Suffering From Guilt
Do you honestly believe Bill Gates is going to give you and everyone whom resends his email $1000 each?
Oh look here? If i resend this email and make a wish i will get laid by a supermodel the very next day?
Hey? maybe the evil chain letter dwafts will come to my house tonight and sodomise me in my sleep for not continuing a chain letter started by St. Peter in 69 AD?
If you are going to forward something, at least then send me something that is amusing however mild. I've seen all the usual chain letters asking for it to be sent to your closest 10 friends. To think of the poor excuse of a human being thinking they will somehow receive a single sen from some omniscient being?
Show a little intelligence. Think about what you are actually contributing by sending on these forwards? Chances are its our popularity? Heh.
The point is, if you get some chain letters thats threatens to leave you shagless or farking luckless the rest of your life just delete it. If its genuinely funny and worth of a good chuckle, send it on baby.

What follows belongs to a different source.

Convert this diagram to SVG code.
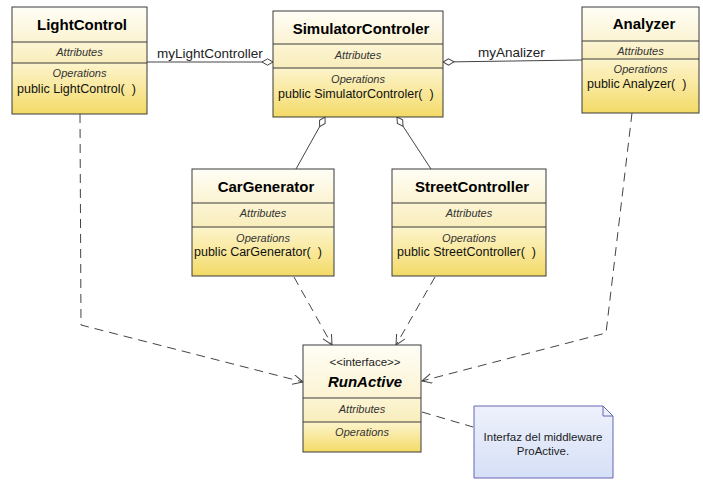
<svg xmlns="http://www.w3.org/2000/svg" width="703" height="487" viewBox="0 0 703 487">
<style>
  .box{stroke:#3a3a3a;stroke-width:1}
  .hdr{fill:url(#gHdr)}
  .attr{fill:url(#gAttr)}
  .ops{fill:url(#gOps)}
  .sep{stroke:#3a3a3a;stroke-width:1}
  text{font-family:"Liberation Sans",Arial,sans-serif}
  .title{font-size:15px;font-weight:bold;fill:#000;text-anchor:middle}
  .comp{font-size:11px;font-style:italic;fill:#333;text-anchor:middle}
  .op{font-size:12.5px;fill:#111}
  .lbl{font-size:13.5px;fill:#222}
  .solid{stroke:#444;stroke-width:1;fill:none}
  .dash{stroke:#444;stroke-width:1;fill:none;stroke-dasharray:9,6}
</style>
<defs>
  <linearGradient id="gHdr" x1="0" y1="0" x2="0" y2="1">
    <stop offset="0" stop-color="#fffef6"/>
    <stop offset="1" stop-color="#fbf3d2"/>
  </linearGradient>
  <linearGradient id="gAttr" x1="0" y1="0" x2="0" y2="1">
    <stop offset="0" stop-color="#fcf5d4"/>
    <stop offset="1" stop-color="#f9edbc"/>
  </linearGradient>
  <linearGradient id="gOps" x1="0" y1="0" x2="0" y2="1">
    <stop offset="0" stop-color="#fcf4cc"/>
    <stop offset="0.5" stop-color="#f9e89c"/>
    <stop offset="1" stop-color="#f3da66"/>
  </linearGradient>
  <linearGradient id="gNote" x1="0" y1="0" x2="0" y2="1">
    <stop offset="0" stop-color="#eef1fc"/>
    <stop offset="1" stop-color="#d6e0f6"/>
  </linearGradient>
  <marker id="diamond" markerWidth="14" markerHeight="8" refX="0" refY="4" orient="auto" markerUnits="userSpaceOnUse">
    <path d="M0,4 L5.5,0.8 L11,4 L5.5,7.2 Z" fill="#fff" stroke="#444" stroke-width="1" stroke-dasharray="none"/>
  </marker>
  <marker id="open" markerWidth="12" markerHeight="12" refX="10" refY="5" orient="auto" markerUnits="userSpaceOnUse">
    <path d="M0,0 L10,5 L0,10" fill="none" stroke="#444" stroke-width="1" stroke-dasharray="none"/>
  </marker>
</defs>
<rect width="703" height="487" fill="#fff"/>

<g id="connectors">
  <path class="solid" d="M273,62 L147,62" marker-start="url(#diamond)"/>
  <text class="lbl" x="157" y="58">myLightController</text>
  <path class="solid" d="M443,62 L582,60" marker-start="url(#diamond)"/>
  <text class="lbl" x="478" y="57">myAnalizer</text>
  <path class="solid" d="M325,117 L296,169" marker-start="url(#diamond)"/>
  <path class="solid" d="M397,117 L431,169" marker-start="url(#diamond)"/>
  <path class="dash" d="M80,114 L81,325 L303,382" marker-end="url(#open)"/>
  <path class="dash" d="M632,113 L606,333 L422,381" marker-end="url(#open)"/>
  <path class="dash" d="M294,277 L332,345" marker-end="url(#open)"/>
  <path class="dash" d="M435,277 L396,345" marker-end="url(#open)"/>
  <path class="dash" d="M422,412 L473,427"/>
</g>

<g id="LightControl">
  <rect class="hdr" x="12" y="7" width="135" height="35"/>
  <rect class="attr" x="12" y="42" width="135" height="21"/>
  <rect class="ops" x="12" y="63" width="135" height="51"/>
  <rect class="box" x="12" y="7" width="135" height="107" fill="none"/>
  <line class="sep" x1="12" y1="42" x2="147" y2="42"/>
  <line class="sep" x1="12" y1="63" x2="147" y2="63"/>
  <text class="title" x="82" y="30">LightControl</text>
  <text class="comp" x="79.5" y="56">Attributes</text>
  <text class="comp" x="79.5" y="77">Operations</text>
  <text class="op" x="17" y="93">public LightControl( &#160;)</text>
</g>

<g id="SimulatorControler">
  <rect class="hdr" x="273" y="11" width="170" height="33"/>
  <rect class="attr" x="273" y="44" width="170" height="24"/>
  <rect class="ops" x="273" y="68" width="170" height="49"/>
  <rect class="box" x="273" y="11" width="170" height="106" fill="none"/>
  <line class="sep" x1="273" y1="44" x2="443" y2="44"/>
  <line class="sep" x1="273" y1="68" x2="443" y2="68"/>
  <text class="title" x="361" y="34">SimulatorControler</text>
  <text class="comp" x="358" y="59">Attributes</text>
  <text class="comp" x="358" y="83">Operations</text>
  <text class="op" x="278" y="98">public SimulatorControler( &#160;)</text>
</g>

<g id="Analyzer">
  <rect class="hdr" x="582" y="7" width="117" height="34"/>
  <rect class="attr" x="582" y="41" width="117" height="18"/>
  <rect class="ops" x="582" y="59" width="117" height="54"/>
  <rect class="box" x="582" y="7" width="117" height="106" fill="none"/>
  <line class="sep" x1="582" y1="41" x2="699" y2="41"/>
  <line class="sep" x1="582" y1="59" x2="699" y2="59"/>
  <text class="title" x="644" y="29">Analyzer</text>
  <text class="comp" x="640.5" y="55">Attributes</text>
  <text class="comp" x="640.5" y="73">Operations</text>
  <text class="op" x="587" y="88">public Analyzer( &#160;)</text>
</g>

<g id="CarGenerator">
  <rect class="hdr" x="192" y="169" width="142" height="34"/>
  <rect class="attr" x="192" y="203" width="142" height="24"/>
  <rect class="ops" x="192" y="227" width="142" height="49"/>
  <rect class="box" x="192" y="169" width="142" height="107" fill="none"/>
  <line class="sep" x1="192" y1="203" x2="334" y2="203"/>
  <line class="sep" x1="192" y1="227" x2="334" y2="227"/>
  <text class="title" x="266" y="192">CarGenerator</text>
  <text class="comp" x="263" y="217">Attributes</text>
  <text class="comp" x="263" y="242">Operations</text>
  <text class="op" x="194" y="256">public CarGenerator( &#160;)</text>
</g>

<g id="StreetController">
  <rect class="hdr" x="392" y="169" width="154" height="34"/>
  <rect class="attr" x="392" y="203" width="154" height="24"/>
  <rect class="ops" x="392" y="227" width="154" height="49"/>
  <rect class="box" x="392" y="169" width="154" height="107" fill="none"/>
  <line class="sep" x1="392" y1="203" x2="546" y2="203"/>
  <line class="sep" x1="392" y1="227" x2="546" y2="227"/>
  <text class="title" x="472" y="192">StreetController</text>
  <text class="comp" x="469" y="217">Attributes</text>
  <text class="comp" x="469" y="242">Operations</text>
  <text class="op" x="397" y="256">public StreetController( &#160;)</text>
</g>

<g id="RunActive">
  <rect class="hdr" x="303" y="345" width="118" height="53"/>
  <rect class="attr" x="303" y="398" width="118" height="24"/>
  <rect class="ops" x="303" y="422" width="118" height="30"/>
  <rect class="box" x="303" y="345" width="118" height="107" fill="none"/>
  <line class="sep" x1="303" y1="398" x2="421" y2="398"/>
  <line class="sep" x1="303" y1="422" x2="421" y2="422"/>
  <text x="365" y="366" text-anchor="middle" font-size="11.5" fill="#222">&lt;&lt;interface&gt;&gt;</text>
  <text x="365" y="387" text-anchor="middle" font-size="15" font-weight="bold" font-style="italic" fill="#000">RunActive</text>
  <text class="comp" x="362" y="413">Attributes</text>
  <text class="comp" x="362" y="436">Operations</text>
</g>

<g id="note">
  <path d="M474,406 L603,406 L613,416 L613,478 L474,478 Z" fill="url(#gNote)" stroke="#6464b4" stroke-width="1"/>
  <path d="M603,406 L603,416 L613,416" fill="none" stroke="#6464b4" stroke-width="1"/>
  <text x="543" y="441" text-anchor="middle" font-size="11.5" fill="#222">Interfaz del middleware</text>
  <text x="543" y="455" text-anchor="middle" font-size="11.5" fill="#222">ProActive.</text>
</g>
</svg>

Dont piss me off by making me feel guilty about a toothless leper in Africa who has been tied to the arse of an ancient elephant for 27 years and whose ONLY salavation is going to be the 5 sen per letter he will receive if you forward the email?
Now, God Damnnit, forward this to EVERYONE you know. Or else tommorrow morning you will wake up to pain because your underwear has turned carnivorous and is consuming your genitals.